What to produce:
Omit all pictures. Copy the rest of the material exactly.

Data section:
[Begin]
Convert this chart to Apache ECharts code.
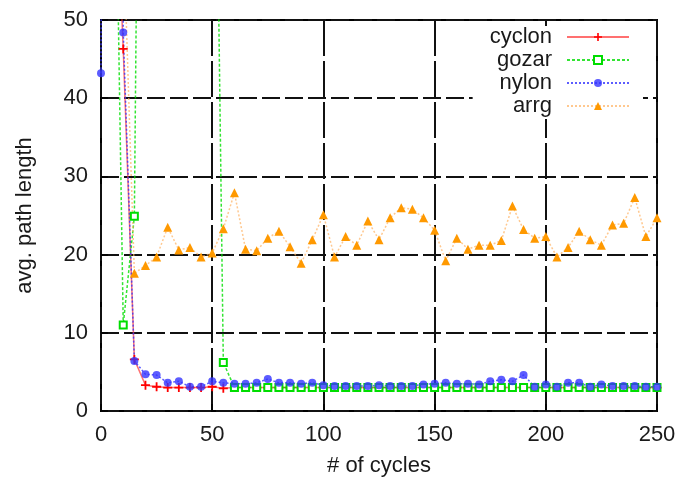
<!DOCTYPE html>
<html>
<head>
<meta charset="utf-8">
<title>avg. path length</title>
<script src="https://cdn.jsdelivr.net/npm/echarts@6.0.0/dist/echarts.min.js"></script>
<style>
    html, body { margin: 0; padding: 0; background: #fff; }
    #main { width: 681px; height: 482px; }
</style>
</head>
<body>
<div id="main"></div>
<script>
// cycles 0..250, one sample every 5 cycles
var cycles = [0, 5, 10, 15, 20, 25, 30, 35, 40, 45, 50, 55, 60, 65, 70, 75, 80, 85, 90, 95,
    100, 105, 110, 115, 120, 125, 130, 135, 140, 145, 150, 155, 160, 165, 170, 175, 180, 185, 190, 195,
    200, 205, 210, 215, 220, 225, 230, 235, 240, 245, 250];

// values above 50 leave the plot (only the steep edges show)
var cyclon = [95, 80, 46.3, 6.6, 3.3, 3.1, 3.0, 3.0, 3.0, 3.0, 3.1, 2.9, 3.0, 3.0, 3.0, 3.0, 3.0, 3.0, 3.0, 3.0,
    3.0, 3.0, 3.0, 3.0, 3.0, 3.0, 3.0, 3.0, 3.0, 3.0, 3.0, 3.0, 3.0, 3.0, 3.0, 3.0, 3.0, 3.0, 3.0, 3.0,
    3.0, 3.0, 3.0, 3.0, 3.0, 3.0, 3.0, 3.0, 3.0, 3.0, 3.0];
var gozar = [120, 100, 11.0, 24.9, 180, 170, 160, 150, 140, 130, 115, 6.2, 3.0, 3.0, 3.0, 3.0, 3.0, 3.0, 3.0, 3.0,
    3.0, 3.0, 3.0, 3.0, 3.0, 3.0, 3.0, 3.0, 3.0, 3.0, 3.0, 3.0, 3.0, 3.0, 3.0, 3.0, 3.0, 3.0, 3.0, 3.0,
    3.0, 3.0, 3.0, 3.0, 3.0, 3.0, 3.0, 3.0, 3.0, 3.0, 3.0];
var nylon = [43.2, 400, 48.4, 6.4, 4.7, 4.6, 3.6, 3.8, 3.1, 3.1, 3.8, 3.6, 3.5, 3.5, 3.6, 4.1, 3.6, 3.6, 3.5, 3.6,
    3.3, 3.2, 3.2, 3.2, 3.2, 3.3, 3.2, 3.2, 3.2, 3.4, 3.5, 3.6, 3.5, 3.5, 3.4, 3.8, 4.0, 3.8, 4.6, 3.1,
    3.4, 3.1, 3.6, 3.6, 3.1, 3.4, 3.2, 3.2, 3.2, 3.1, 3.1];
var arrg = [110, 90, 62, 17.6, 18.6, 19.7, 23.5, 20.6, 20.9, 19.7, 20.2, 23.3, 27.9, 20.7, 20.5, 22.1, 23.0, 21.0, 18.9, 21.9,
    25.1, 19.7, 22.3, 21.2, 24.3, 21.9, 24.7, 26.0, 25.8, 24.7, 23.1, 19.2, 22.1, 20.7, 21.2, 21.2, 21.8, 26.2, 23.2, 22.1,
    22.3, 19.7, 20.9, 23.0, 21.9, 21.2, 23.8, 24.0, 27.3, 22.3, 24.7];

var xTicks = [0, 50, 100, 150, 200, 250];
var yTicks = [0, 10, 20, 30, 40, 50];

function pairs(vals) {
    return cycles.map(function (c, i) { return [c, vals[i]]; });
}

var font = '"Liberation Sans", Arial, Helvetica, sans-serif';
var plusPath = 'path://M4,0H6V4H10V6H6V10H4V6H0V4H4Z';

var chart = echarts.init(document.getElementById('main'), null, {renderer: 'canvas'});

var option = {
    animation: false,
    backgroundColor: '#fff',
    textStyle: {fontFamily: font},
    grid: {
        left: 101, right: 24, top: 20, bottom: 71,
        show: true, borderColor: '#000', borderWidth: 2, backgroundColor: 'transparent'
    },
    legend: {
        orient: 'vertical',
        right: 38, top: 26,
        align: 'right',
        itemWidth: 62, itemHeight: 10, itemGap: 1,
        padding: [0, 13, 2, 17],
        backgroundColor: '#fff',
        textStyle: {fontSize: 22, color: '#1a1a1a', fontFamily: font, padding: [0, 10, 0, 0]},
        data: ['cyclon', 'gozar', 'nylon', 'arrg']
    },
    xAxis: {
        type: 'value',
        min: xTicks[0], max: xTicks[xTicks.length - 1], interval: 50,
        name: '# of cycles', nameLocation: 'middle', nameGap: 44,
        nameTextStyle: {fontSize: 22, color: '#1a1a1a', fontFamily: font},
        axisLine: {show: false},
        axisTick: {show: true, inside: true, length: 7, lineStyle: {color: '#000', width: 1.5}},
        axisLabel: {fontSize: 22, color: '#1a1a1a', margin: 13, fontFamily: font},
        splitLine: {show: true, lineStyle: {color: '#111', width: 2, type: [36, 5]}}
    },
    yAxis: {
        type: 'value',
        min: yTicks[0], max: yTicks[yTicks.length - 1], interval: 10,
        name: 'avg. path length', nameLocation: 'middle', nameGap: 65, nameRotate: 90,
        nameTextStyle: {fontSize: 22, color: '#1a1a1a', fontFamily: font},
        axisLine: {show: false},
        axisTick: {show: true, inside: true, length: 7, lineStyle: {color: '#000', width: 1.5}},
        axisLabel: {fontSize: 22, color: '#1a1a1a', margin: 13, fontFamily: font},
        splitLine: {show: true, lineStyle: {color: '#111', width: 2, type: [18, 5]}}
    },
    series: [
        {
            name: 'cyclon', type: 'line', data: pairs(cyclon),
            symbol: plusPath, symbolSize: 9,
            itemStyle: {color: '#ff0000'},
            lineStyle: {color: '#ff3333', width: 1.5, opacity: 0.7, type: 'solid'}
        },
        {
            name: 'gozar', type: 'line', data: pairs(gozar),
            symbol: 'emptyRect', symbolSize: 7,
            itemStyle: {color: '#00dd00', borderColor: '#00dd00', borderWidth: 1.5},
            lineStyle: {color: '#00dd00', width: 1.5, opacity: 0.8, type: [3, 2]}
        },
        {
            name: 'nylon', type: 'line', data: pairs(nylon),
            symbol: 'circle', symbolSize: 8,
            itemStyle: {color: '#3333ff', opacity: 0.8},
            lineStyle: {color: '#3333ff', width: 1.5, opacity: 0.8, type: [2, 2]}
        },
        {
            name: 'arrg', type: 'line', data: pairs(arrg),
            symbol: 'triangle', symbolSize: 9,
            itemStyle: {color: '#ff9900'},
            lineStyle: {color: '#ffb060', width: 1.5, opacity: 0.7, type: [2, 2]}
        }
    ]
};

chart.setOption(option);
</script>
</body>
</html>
[End]
Exercise output:
Convert this chart to Apache ECharts code.
<!DOCTYPE html>
<html>
<head>
<meta charset="utf-8">
<title>avg. path length</title>
<script src="https://cdn.jsdelivr.net/npm/echarts@6.0.0/dist/echarts.min.js"></script>
<style>
    html, body { margin: 0; padding: 0; background: #fff; }
    #main { width: 681px; height: 482px; }
</style>
</head>
<body>
<div id="main"></div>
<script>
// cycles 0..250, one sample every 5 cycles
var cycles = [0, 5, 10, 15, 20, 25, 30, 35, 40, 45, 50, 55, 60, 65, 70, 75, 80, 85, 90, 95,
    100, 105, 110, 115, 120, 125, 130, 135, 140, 145, 150, 155, 160, 165, 170, 175, 180, 185, 190, 195,
    200, 205, 210, 215, 220, 225, 230, 235, 240, 245, 250];

// values above 50 leave the plot (only the steep edges show)
var cyclon = [95, 80, 46.3, 6.6, 3.3, 3.1, 3.0, 3.0, 3.0, 3.0, 3.1, 2.9, 3.0, 3.0, 3.0, 3.0, 3.0, 3.0, 3.0, 3.0,
    3.0, 3.0, 3.0, 3.0, 3.0, 3.0, 3.0, 3.0, 3.0, 3.0, 3.0, 3.0, 3.0, 3.0, 3.0, 3.0, 3.0, 3.0, 3.0, 3.0,
    3.0, 3.0, 3.0, 3.0, 3.0, 3.0, 3.0, 3.0, 3.0, 3.0, 3.0];
var gozar = [120, 100, 11.0, 24.9, 180, 170, 160, 150, 140, 130, 115, 6.2, 3.0, 3.0, 3.0, 3.0, 3.0, 3.0, 3.0, 3.0,
    3.0, 3.0, 3.0, 3.0, 3.0, 3.0, 3.0, 3.0, 3.0, 3.0, 3.0, 3.0, 3.0, 3.0, 3.0, 3.0, 3.0, 3.0, 3.0, 3.0,
    3.0, 3.0, 3.0, 3.0, 3.0, 3.0, 3.0, 3.0, 3.0, 3.0, 3.0];
var nylon = [43.2, 400, 48.4, 6.4, 4.7, 4.6, 3.6, 3.8, 3.1, 3.1, 3.8, 3.6, 3.5, 3.5, 3.6, 4.1, 3.6, 3.6, 3.5, 3.6,
    3.3, 3.2, 3.2, 3.2, 3.2, 3.3, 3.2, 3.2, 3.2, 3.4, 3.5, 3.6, 3.5, 3.5, 3.4, 3.8, 4.0, 3.8, 4.6, 3.1,
    3.4, 3.1, 3.6, 3.6, 3.1, 3.4, 3.2, 3.2, 3.2, 3.1, 3.1];
var arrg = [110, 90, 62, 17.6, 18.6, 19.7, 23.5, 20.6, 20.9, 19.7, 20.2, 23.3, 27.9, 20.7, 20.5, 22.1, 23.0, 21.0, 18.9, 21.9,
    25.1, 19.7, 22.3, 21.2, 24.3, 21.9, 24.7, 26.0, 25.8, 24.7, 23.1, 19.2, 22.1, 20.7, 21.2, 21.2, 21.8, 26.2, 23.2, 22.1,
    22.3, 19.7, 20.9, 23.0, 21.9, 21.2, 23.8, 24.0, 27.3, 22.3, 24.7];

var xTicks = [0, 50, 100, 150, 200, 250];
var yTicks = [0, 10, 20, 30, 40, 50];

function pairs(vals) {
    return cycles.map(function (c, i) { return [c, vals[i]]; });
}

var font = '"Liberation Sans", Arial, Helvetica, sans-serif';
var plusPath = 'path://M4,0H6V4H10V6H6V10H4V6H0V4H4Z';

var chart = echarts.init(document.getElementById('main'), null, {renderer: 'canvas'});

var option = {
    animation: false,
    backgroundColor: '#fff',
    textStyle: {fontFamily: font},
    grid: {
        left: 101, right: 24, top: 20, bottom: 71,
        show: true, borderColor: '#000', borderWidth: 2, backgroundColor: 'transparent'
    },
    legend: {
        orient: 'vertical',
        right: 38, top: 26,
        align: 'right',
        itemWidth: 62, itemHeight: 10, itemGap: 1,
        padding: [0, 13, 2, 17],
        backgroundColor: '#fff',
        textStyle: {fontSize: 22, color: '#1a1a1a', fontFamily: font, padding: [0, 10, 0, 0]},
        data: ['cyclon', 'gozar', 'nylon', 'arrg']
    },
    xAxis: {
        type: 'value',
        min: xTicks[0], max: xTicks[xTicks.length - 1], interval: 50,
        name: '# of cycles', nameLocation: 'middle', nameGap: 44,
        nameTextStyle: {fontSize: 22, color: '#1a1a1a', fontFamily: font},
        axisLine: {show: false},
        axisTick: {show: true, inside: true, length: 7, lineStyle: {color: '#000', width: 1.5}},
        axisLabel: {fontSize: 22, color: '#1a1a1a', margin: 13, fontFamily: font},
        splitLine: {show: true, lineStyle: {color: '#111', width: 2, type: [36, 5]}}
    },
    yAxis: {
        type: 'value',
        min: yTicks[0], max: yTicks[yTicks.length - 1], interval: 10,
        name: 'avg. path length', nameLocation: 'middle', nameGap: 65, nameRotate: 90,
        nameTextStyle: {fontSize: 22, color: '#1a1a1a', fontFamily: font},
        axisLine: {show: false},
        axisTick: {show: true, inside: true, length: 7, lineStyle: {color: '#000', width: 1.5}},
        axisLabel: {fontSize: 22, color: '#1a1a1a', margin: 13, fontFamily: font},
        splitLine: {show: true, lineStyle: {color: '#111', width: 2, type: [18, 5]}}
    },
    series: [
        {
            name: 'cyclon', type: 'line', data: pairs(cyclon),
            symbol: plusPath, symbolSize: 9,
            itemStyle: {color: '#ff0000'},
            lineStyle: {color: '#ff3333', width: 1.5, opacity: 0.7, type: 'solid'}
        },
        {
            name: 'gozar', type: 'line', data: pairs(gozar),
            symbol: 'emptyRect', symbolSize: 7,
            itemStyle: {color: '#00dd00', borderColor: '#00dd00', borderWidth: 1.5},
            lineStyle: {color: '#00dd00', width: 1.5, opacity: 0.8, type: [3, 2]}
        },
        {
            name: 'nylon', type: 'line', data: pairs(nylon),
            symbol: 'circle', symbolSize: 8,
            itemStyle: {color: '#3333ff', opacity: 0.8},
            lineStyle: {color: '#3333ff', width: 1.5, opacity: 0.8, type: [2, 2]}
        },
        {
            name: 'arrg', type: 'line', data: pairs(arrg),
            symbol: 'triangle', symbolSize: 9,
            itemStyle: {color: '#ff9900'},
            lineStyle: {color: '#ffb060', width: 1.5, opacity: 0.7, type: [2, 2]}
        }
    ]
};

chart.setOption(option);
</script>
</body>
</html>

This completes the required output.